Quatro patas – Ainda não se sabe quem sairá de campo, mas já
se avalia quantos poderão entrar no time ministerial. O olheiro mais atento das táticas palacianas – o PMDB – ainda está no banco de reservas e ansioso para jogar. Dias atrás, numa reunião com o PMDB
no Senado, o líder do PT recebeu um aparte bizarro do senador Mão Santa (PI): “O animal tem quatro patas. Para caminhar, tem que se apoiar nas quatro. Como o Brasil tem o Norte, o Sul, o Leste e o Oeste,
o PMDB necessita de quatro ministérios.” Mercadante respondeu na
lata: “Para ficar no seu argumento quadrúpede, senador, lembro que
não importa se são duas, três ou quatro patas. O que importa é
definir quais as patas mais importantes.”

Até agora, do governo, o PMDB não levou mais do que algumas patas secundárias, como a presidência da Transpetro, uma vice-presidência de Furnas e uma diretoria do Banco do Nordeste. Além da Integração Nacional, o partido – com 67 deputados e 23 senadores considerados vitais para aprovação das reformas – quer ministérios anabolizados financeiramente. Nas primeiras conversas com o PT, pediram, em vão, as Comunicações ou as Minas e Energia. “Dessa, o presidente não abre mão. É uma pasta estratégica que derrubou FHC”, relata um petista, citando os efeitos do apagão de 2001, que mergulhou no breu a campanha de José Serra à Presidência. Os cartolas do PMDB não querem mais entrar em bola dividida e começaram a falar em outras pastas – coincidentemente as que estão mal avaliadas pelo Planalto. Agora cobiçam o Ministério das Cidades, Comunicações ou os Transportes.

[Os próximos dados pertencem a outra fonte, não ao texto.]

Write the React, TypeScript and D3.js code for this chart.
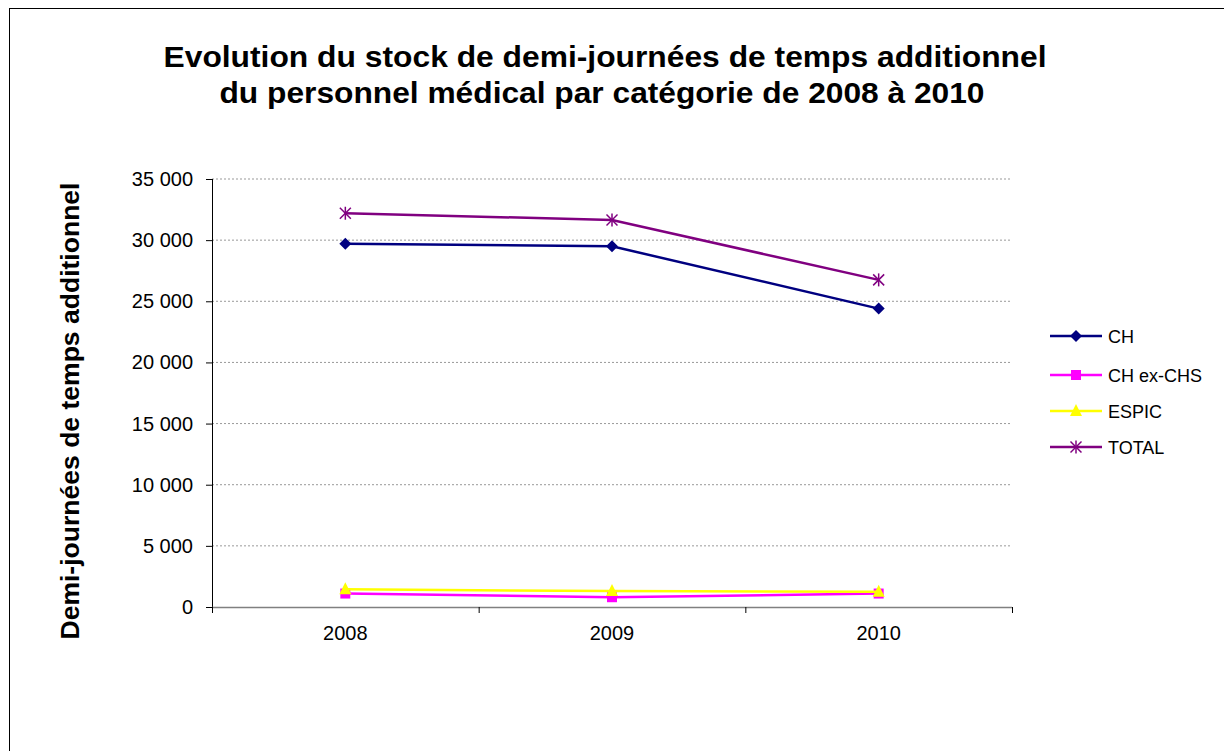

Nesta terça-feira 19, em Brasília, o PMDB vai fazer mais um jogo de
cena para mostrar sua importância. Reúne uma centena de prefeitos
para reclamar o butim que cabe aos municípios na magra reforma tributária sonhada pelo ministro Palocci. O PMDB quer provar que, insatisfeito, pode causar muito estrago ao governo. “Tenho consciência do tamanho do meu partido”, diz o líder Eunício, garantindo que os ministérios do PMDB amadurecem com o início da votação da reforma tributária, que tem de estar votada até 30 de setembro. Senhores candidatos, lustrem os seus sapatos!